Специалисты по английскому Возрождению давно и убедительно показали, что в шекспи­ровские времена, в противоположность греческой античности, когда действие на орхестре было своеобразной материализацией поэзии, ка­ждый спектакль был новым вариантом пьесы, менялся не только сценический рисунок, но даже и текст пьесы2 . При всем очевидном своеобразии этой ситуа­ции, однако, ни из того, что спектакль вместе с пьесой или пьеса вме­сте с шекспиров­ским спектаклем всякий вечер менялись, ни из наивности тогдашнего зрителя прямо не следует, что автором шекспи­ровского спектакля стал не драматург Шекспир, а ак­тер. В крайнем случае, и соглашаясь с тем, что центр творче­ства перемещался на сцену, нельзя исключить, что и сцени­че­ское творчество все же предопределял, как во времена антично­сти, драматический поэт. Но вот что увидел С.В. Владимиров, когда стал погружаться не в спектакль, а именно в пьесу: «Эдгар распечатывает письмо Гонерильи к Эдмонту. При этом он обращается с извинением к вос­ковой печати. Реальный жест сопровождается целым поэтиче­ским пассажем, где сравниваются письмо и человек, тайна бумаги и задушевные мысли, конверт и бренное тело, храня­щее душу:

Печать, не обижайся, что взломаю.

Законники, не осуждайте нас.

Чтоб мысль врага узнать, вскрывают сердце,

А письма и подавно.

[...] Театральный жест не просто иллюстрирует сказан­ное. Театральная форма не есть оболочка драмы. Театраль­ное само по себе оказывается подвержено той же драматиче­ской борьбе внешнего и внутреннего. Именно на этой основе оно включается в драматическое действие. Игра обнажена, сцена становится од­ной из самостоятельных тем». И дальше: «Театральное самым тес­ным образом вплетается в фабулу, в движение действия. Каждый шаг персонажа сопровождается внешним превращением, переодева­нием, иногда, наоборот, своеобразным стриптизом. Костюмирова­ние есть необходимое требование сцены того времени.

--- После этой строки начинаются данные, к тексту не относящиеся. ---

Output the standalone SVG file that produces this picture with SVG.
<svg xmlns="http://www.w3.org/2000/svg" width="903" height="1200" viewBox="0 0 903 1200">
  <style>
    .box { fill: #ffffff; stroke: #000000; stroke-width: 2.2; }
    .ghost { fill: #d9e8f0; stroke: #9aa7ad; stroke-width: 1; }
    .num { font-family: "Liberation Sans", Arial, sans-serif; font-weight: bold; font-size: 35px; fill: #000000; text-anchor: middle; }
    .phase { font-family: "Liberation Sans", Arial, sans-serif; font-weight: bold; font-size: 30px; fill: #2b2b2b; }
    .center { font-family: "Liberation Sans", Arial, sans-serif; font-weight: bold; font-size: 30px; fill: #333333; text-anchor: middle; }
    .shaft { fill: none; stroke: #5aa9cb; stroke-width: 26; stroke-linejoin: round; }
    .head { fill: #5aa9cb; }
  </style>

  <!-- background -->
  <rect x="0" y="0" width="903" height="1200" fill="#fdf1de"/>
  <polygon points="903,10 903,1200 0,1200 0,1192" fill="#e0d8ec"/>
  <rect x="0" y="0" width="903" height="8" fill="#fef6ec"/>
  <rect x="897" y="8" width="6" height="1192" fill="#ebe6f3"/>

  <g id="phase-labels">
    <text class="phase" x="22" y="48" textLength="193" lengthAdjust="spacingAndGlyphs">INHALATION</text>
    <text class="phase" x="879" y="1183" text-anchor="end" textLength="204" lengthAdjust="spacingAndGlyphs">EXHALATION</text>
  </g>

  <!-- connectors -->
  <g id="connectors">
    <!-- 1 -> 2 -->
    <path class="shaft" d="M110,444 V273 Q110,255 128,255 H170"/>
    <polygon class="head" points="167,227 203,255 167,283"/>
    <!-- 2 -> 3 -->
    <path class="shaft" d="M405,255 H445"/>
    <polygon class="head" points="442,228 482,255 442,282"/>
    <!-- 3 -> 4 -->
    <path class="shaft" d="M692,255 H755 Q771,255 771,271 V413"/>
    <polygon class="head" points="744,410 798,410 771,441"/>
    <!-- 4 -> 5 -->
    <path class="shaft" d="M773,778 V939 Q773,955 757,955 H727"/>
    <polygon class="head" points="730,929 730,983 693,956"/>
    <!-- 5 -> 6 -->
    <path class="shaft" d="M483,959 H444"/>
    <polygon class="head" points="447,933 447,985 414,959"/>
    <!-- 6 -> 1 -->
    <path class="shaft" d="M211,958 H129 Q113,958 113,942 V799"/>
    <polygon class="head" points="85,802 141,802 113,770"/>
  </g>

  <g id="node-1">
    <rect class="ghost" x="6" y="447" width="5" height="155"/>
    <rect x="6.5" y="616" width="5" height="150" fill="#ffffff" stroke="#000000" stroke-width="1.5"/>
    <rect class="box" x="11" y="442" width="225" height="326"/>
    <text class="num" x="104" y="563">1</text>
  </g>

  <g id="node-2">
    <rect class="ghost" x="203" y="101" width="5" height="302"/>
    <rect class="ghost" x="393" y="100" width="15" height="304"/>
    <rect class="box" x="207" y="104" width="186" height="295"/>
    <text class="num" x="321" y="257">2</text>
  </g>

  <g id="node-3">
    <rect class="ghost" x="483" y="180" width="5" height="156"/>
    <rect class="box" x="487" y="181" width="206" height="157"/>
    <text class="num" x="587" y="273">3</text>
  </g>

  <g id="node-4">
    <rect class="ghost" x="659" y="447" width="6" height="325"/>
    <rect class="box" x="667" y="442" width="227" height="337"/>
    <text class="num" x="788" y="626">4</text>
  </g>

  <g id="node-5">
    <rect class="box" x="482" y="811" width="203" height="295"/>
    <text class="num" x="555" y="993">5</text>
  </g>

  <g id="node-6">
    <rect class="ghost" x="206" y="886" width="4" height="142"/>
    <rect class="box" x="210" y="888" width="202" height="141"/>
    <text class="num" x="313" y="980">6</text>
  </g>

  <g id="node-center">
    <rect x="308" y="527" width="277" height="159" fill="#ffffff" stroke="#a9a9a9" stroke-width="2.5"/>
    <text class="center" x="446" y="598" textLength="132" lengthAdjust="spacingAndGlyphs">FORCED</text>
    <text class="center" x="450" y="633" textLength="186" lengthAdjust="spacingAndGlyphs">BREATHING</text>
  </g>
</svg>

У Шек­спира этот прием обре­тает содержательный смысл, становится моментом дейст­вия»3. Разворот мысли Владимирова - от актера вглубь пьесы - выглядит едва ли не сдачей завоеванной позиции, но оказывается, движение не остановилось. Напротив, выясня­ется, что «театральные части», отдельные, подчиненные и от­ста­лые в аристотелевой модели спектакля, нахально вторглись в святая святых, в поэтическую фабулу и самую ткань пьесы. Рос­кошная, «барочная» шекспировская метафора стала в пьесе не чем иным, как словесной записью актерского жеста. Здесь слово прямо обслуживает жест актера – не просто разъясняет его смысл, но указывает, что в нем именно, в жесте, и содержится смысл происходящего. И это не зависит от того, чье именно слово тут работает – безвестного литератора, постав­лявшего пьесы труппам комедии дель арте, или всеми уважаемого Кальдерона.

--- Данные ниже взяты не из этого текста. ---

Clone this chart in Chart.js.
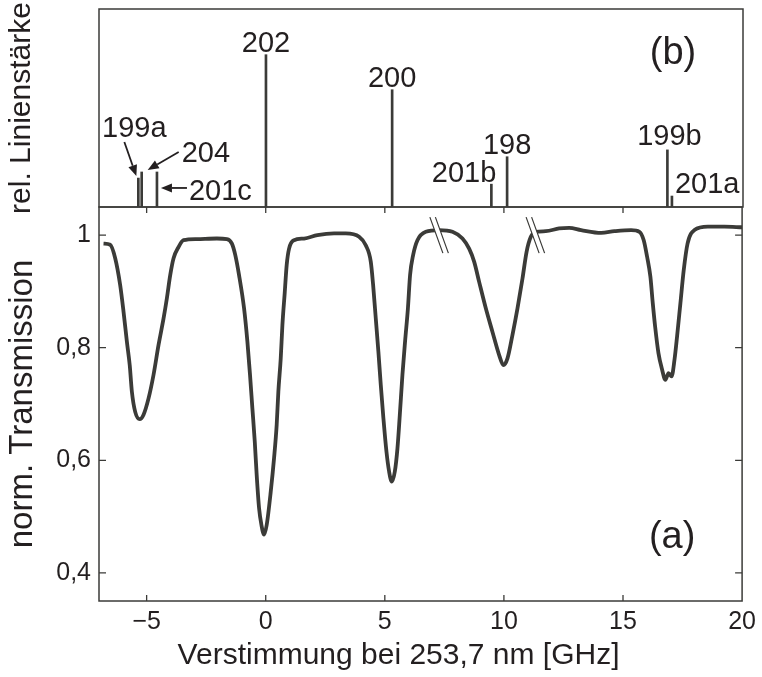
<!DOCTYPE html>
<html>
<head>
<meta charset="utf-8">
<script src="https://cdn.jsdelivr.net/npm/chart.js@4"></script>
<style>
html, body { margin: 0; padding: 0; background: #fff; }
#wrap { position: relative; width: 762px; height: 677px; }
#wrap canvas { position: absolute; left: 0; top: 0; }
</style>
</head>
<body>
<div id="wrap">
  <canvas id="lines" width="762" height="677"></canvas>
  <canvas id="trans" width="762" height="677"></canvas>
</div>
<script>
// (b) Hg isotope lines, strength relative to 202
const isotopes = ['199a', '204', '201c', '202', '200', '201b', '198', '199b', '201a'];
const linePos = [-5.35, -5.21, -4.57, 0, 5.29, 9.45, 10.11, 16.83, 17.02];
const lineStrength = [0.19, 0.23, 0.23, 1.0, 0.77, 0.15, 0.33, 0.375, 0.072];

// (a) measured transmission
const detuning = [
  -6.81, -6.53, -6.32, -6.11, -5.97, -5.83, -5.71, -5.62, -5.48, -5.29,
  -5.13, -4.92, -4.71, -4.50, -4.29, -4.15, -4.01, -3.87, -3.66, -3.45,
  -2.89, -2.05, -1.63, -1.42, -1.28, -1.12, -0.91, -0.77, -0.66, -0.56,
  -0.46, -0.38, -0.28, -0.18, -0.07, 0.04, 0.21, 0.35, 0.46, 0.53,
  0.63, 0.70, 0.80, 0.88, 0.98, 1.19, 1.61, 2.17, 2.87, 3.36,
  3.92, 4.20, 4.41, 4.51, 4.62, 4.73, 4.83, 4.94, 5.07, 5.18,
  5.29, 5.42, 5.53, 5.63, 5.74, 5.85, 5.97, 6.06, 6.19, 6.37,
  6.72, 7.28, 7.84, 8.26, 8.54, 8.75, 8.96, 9.24, 9.52, 9.80,
  9.98, 10.15, 10.36, 10.57, 10.78, 10.95, 11.13, 11.34, 11.76, 12.32,
  12.74, 13.24, 14.08, 14.64, 15.34, 15.69, 15.87, 16.01, 16.15, 16.25,
  16.35, 16.49, 16.63, 16.78, 16.91, 17.04, 17.16, 17.27, 17.41, 17.55,
  17.71, 18.00, 18.56, 19.26, 20.0
];
const transmission = [
  0.985, 0.983, 0.959, 0.911, 0.864, 0.811, 0.769, 0.722, 0.686, 0.673,
  0.681, 0.710, 0.752, 0.805, 0.852, 0.888, 0.929, 0.959, 0.979, 0.991,
  0.993, 0.994, 0.993, 0.985, 0.965, 0.929, 0.870, 0.811, 0.752, 0.692,
  0.633, 0.574, 0.515, 0.485, 0.468, 0.485, 0.544, 0.604, 0.663, 0.722,
  0.781, 0.840, 0.899, 0.947, 0.976, 0.991, 0.994, 1.000, 1.003, 1.003,
  0.997, 0.982, 0.953, 0.911, 0.852, 0.793, 0.734, 0.675, 0.615, 0.580,
  0.562, 0.580, 0.621, 0.681, 0.752, 0.811, 0.870, 0.929, 0.965, 0.991,
  1.006, 1.009, 1.006, 0.994, 0.976, 0.953, 0.917, 0.870, 0.828, 0.787,
  0.769, 0.781, 0.823, 0.870, 0.923, 0.970, 0.997, 1.006, 1.007, 1.012,
  1.013, 1.009, 1.004, 1.007, 1.009, 1.006, 0.991, 0.962, 0.926, 0.879,
  0.837, 0.790, 0.763, 0.743, 0.755, 0.749, 0.778, 0.820, 0.879, 0.938,
  0.985, 1.009, 1.015, 1.015, 1.014
];
const breakMarks = [7.28, 11.32];

const xTicks = [-5, 0, 5, 10, 15, 20];
const xTickLabels = ['\u22125', '0', '5', '10', '15', '20'];
const yTicks = [0.4, 0.6, 0.8, 1.0];
const yTickLabels = ['0,4', '0,6', '0,8', '1'];
const xTitle = 'Verstimmung bei 253,7 nm [GHz]';

const ink = '#231f20';
const stroke = '#3b3b38';
const fontFamily = "'Liberation Sans', Arial, sans-serif";
Chart.defaults.font.family = fontFamily;
Chart.defaults.color = ink;

// label placement next to each stick tip (pixels)
const labelStyle = {
  '199a': { dx: -4, dy: -41, align: 'center', arrow: [-14, -36, -2, -2] },
  '204':  { dx: 40, dy: -10, align: 'left', arrow: [37, -20, 6, -2] },
  '201c': { dx: 32, dy: 28, align: 'left', arrow: [30, 16, 4, 16] },
  '202':  { dx: 0, dy: -3, align: 'center' },
  '200':  { dx: 0, dy: -3, align: 'center' },
  '201b': { dx: 5, dy: -2, align: 'right' },
  '198':  { dx: 0, dy: -3, align: 'center' },
  '199b': { dx: 2, dy: -5, align: 'center' },
  '201a': { dx: 3, dy: -3, align: 'left' }
};

function arrow(ctx, x0, y0, x1, y1) {
  const a = Math.atan2(y1 - y0, x1 - x0);
  const hl = 11, hw = 4.5;
  ctx.beginPath();
  ctx.moveTo(x0, y0);
  ctx.lineTo(x1 - Math.cos(a) * hl, y1 - Math.sin(a) * hl);
  ctx.stroke();
  ctx.beginPath();
  ctx.moveTo(x1, y1);
  ctx.lineTo(x1 - Math.cos(a) * hl - Math.sin(a) * hw, y1 - Math.sin(a) * hl + Math.cos(a) * hw);
  ctx.lineTo(x1 - Math.cos(a) * hl + Math.sin(a) * hw, y1 - Math.sin(a) * hl - Math.cos(a) * hw);
  ctx.closePath();
  ctx.fill();
}

const frame = {
  id: 'frame',
  afterDatasetsDraw(chart, args, opts) {
    const { ctx, chartArea: a, scales } = chart;
    ctx.save();
    ctx.strokeStyle = stroke;
    ctx.lineWidth = 1.5;
    ctx.strokeRect(a.left, a.top, a.right - a.left, a.bottom - a.top);
    if (opts.ticks) {
      ctx.lineWidth = 1.3;
      ctx.beginPath();
      scales.x.ticks.forEach(t => {
        const p = scales.x.getPixelForValue(t.value);
        if (p >= a.right - 1) return;
        ctx.moveTo(p, a.bottom); ctx.lineTo(p, a.bottom - 6);
        ctx.moveTo(p, a.top); ctx.lineTo(p, a.top + 6);
      });
      scales.y.ticks.forEach(t => {
        const p = scales.y.getPixelForValue(t.value);
        ctx.moveTo(a.left, p); ctx.lineTo(a.left + 7, p);
        ctx.moveTo(a.right, p); ctx.lineTo(a.right - 7, p);
      });
      ctx.stroke();
    }
    ctx.fillStyle = ink;
    ctx.textAlign = 'center';
    ctx.textBaseline = 'middle';
    if (opts.xTitle) {
      ctx.font = '30px ' + fontFamily;
      ctx.fillText(opts.xTitle, (a.left + a.right) / 2 - 22, a.bottom + 55);
    }
    ctx.font = '38px ' + fontFamily;
    if (opts.tag === 'b') ctx.fillText('(b)', a.right - 70, a.top + 45);
    if (opts.tag === 'a') ctx.fillText('(a)', a.right - 70, a.bottom - 63);
    ctx.restore();
  }
};

const stickLabels = {
  id: 'stickLabels',
  afterDatasetsDraw(chart) {
    const { ctx, scales } = chart;
    ctx.save();
    ctx.font = '29px ' + fontFamily;
    ctx.fillStyle = ink;
    ctx.strokeStyle = ink;
    ctx.lineWidth = 1.8;
    ctx.textBaseline = 'alphabetic';
    isotopes.forEach((name, i) => {
      const sx = scales.x.getPixelForValue(linePos[i]);
      const sy = scales.y.getPixelForValue(lineStrength[i]);
      const s = labelStyle[name];
      ctx.textAlign = s.align;
      ctx.fillText(name, sx + s.dx, sy + s.dy);
      if (s.arrow) arrow(ctx, sx + s.arrow[0], sy + s.arrow[1], sx + s.arrow[2], sy + s.arrow[3]);
    });
    ctx.restore();
  }
};

const scanBreaks = {
  id: 'scanBreaks',
  afterDatasetsDraw(chart) {
    const { ctx, scales } = chart;
    ctx.save();
    breakMarks.forEach(bx => {
      const px = scales.x.getPixelForValue(bx);
      const py = scales.y.getPixelForValue(1.0);
      const dx = 6.5, dy = 18, sep = 5.5;
      ctx.fillStyle = '#fff';
      ctx.beginPath();
      ctx.moveTo(px - sep / 2 - dx, py - dy);
      ctx.lineTo(px + sep / 2 - dx, py - dy);
      ctx.lineTo(px + sep / 2 + dx, py + dy);
      ctx.lineTo(px - sep / 2 + dx, py + dy);
      ctx.closePath();
      ctx.fill();
      ctx.strokeStyle = stroke;
      ctx.lineWidth = 1.2;
      ctx.beginPath();
      [-sep / 2, sep / 2].forEach(o => {
        ctx.moveTo(px + o - dx, py - dy);
        ctx.lineTo(px + o + dx, py + dy);
      });
      ctx.stroke();
    });
    ctx.restore();
  }
};

// top panel (b)
new Chart(document.getElementById('lines'), {
  type: 'bar',
  data: {
    datasets: [{
      data: linePos.map((x, i) => ({ x: x, y: lineStrength[i] })),
      backgroundColor: stroke,
      barThickness: 2
    }]
  },
  options: {
    responsive: false,
    animation: false,
    layout: { padding: { left: 0, right: 19, top: 9, bottom: 470 } },
    plugins: { legend: { display: false }, tooltip: { enabled: false }, frame: { tag: 'b' } },
    scales: {
      x: { type: 'linear', min: -7, max: 20, offset: false, display: false },
      y: {
        min: 0, max: 1.3,
        grid: { display: false, drawTicks: false }, border: { display: false },
        ticks: { display: false },
        title: { display: true, text: 'rel. Linienstärke', font: { size: 30 }, padding: { top: 4, bottom: 0 } },
        afterFit: s => { s.width = 99; }
      }
    }
  },
  plugins: [frame, stickLabels]
});

// bottom panel (a)
new Chart(document.getElementById('trans'), {
  type: 'line',
  data: {
    datasets: [{
      data: detuning.map((x, i) => ({ x: x, y: transmission[i] })),
      borderColor: stroke,
      borderWidth: 3.8,
      pointRadius: 0,
      cubicInterpolationMode: 'monotone',
      fill: false
    }]
  },
  options: {
    responsive: false,
    animation: false,
    layout: { padding: { left: 0, right: 19, top: 207, bottom: 0 } },
    plugins: { legend: { display: false }, tooltip: { enabled: false }, frame: { ticks: true, tag: 'a', xTitle: xTitle } },
    scales: {
      x: {
        type: 'linear', min: -7, max: 20, offset: false,
        grid: { display: false, drawTicks: false }, border: { display: false },
        afterBuildTicks: s => { s.ticks = xTicks.map(v => ({ value: v })); },
        ticks: { font: { size: 25 }, padding: 6, maxRotation: 0, autoSkip: false,
                 callback: (v, i) => xTickLabels[i] },
        afterFit: s => { s.height = 76; }
      },
      y: {
        min: 0.35, max: 1.05,
        grid: { display: false, drawTicks: false }, border: { display: false },
        afterBuildTicks: s => { s.ticks = yTicks.map(v => ({ value: v })); },
        ticks: { font: { size: 25 }, padding: 8, callback: (v, i) => yTickLabels[i] },
        title: { display: true, text: 'norm. Transmission', font: { size: 33 }, padding: { top: 3, bottom: 0 } },
        afterFit: s => { s.width = 99; }
      }
    }
  },
  plugins: [frame, scanBreaks]
});
</script>
</body>
</html>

Что актер стал полноправным субъектом творчества - это се­годня не подлежит сомнению, и это факт, который нельзя пере­оценить. Но еще важней понять, почему это так, а не иначе. По­тому, должны мы заключить, что пьеса стала запи­сью предстоя­щего спектакля. А почему такое стало возможным и необходимым? Должно быть, потому, что итальянский коме­диограф обнаружил драматизм в той сфере жизни, где про­израстали маски, а анг­лийский Бард - в той сфере, где люди внутренне и внешне «пе­реодеваются», то есть, просто говоря, в тогдашнем понимании, играют роли. Записывается словами тот драматизм, который в жизнь принесла ролевая игра, театральность. Трагические отно­шения между Отелло, Дездемоной и Яго, Брабанцио, Кассио и Род­риго во­обще не могут быть поняты вне ролей, которые каж­дый из них по своей или чужой воле играет. Так что Шекспир всегда будет не только недоступным, но и желанным для актера автором именно по той причине, что шекспировский ге­рой, как актер, играет роли.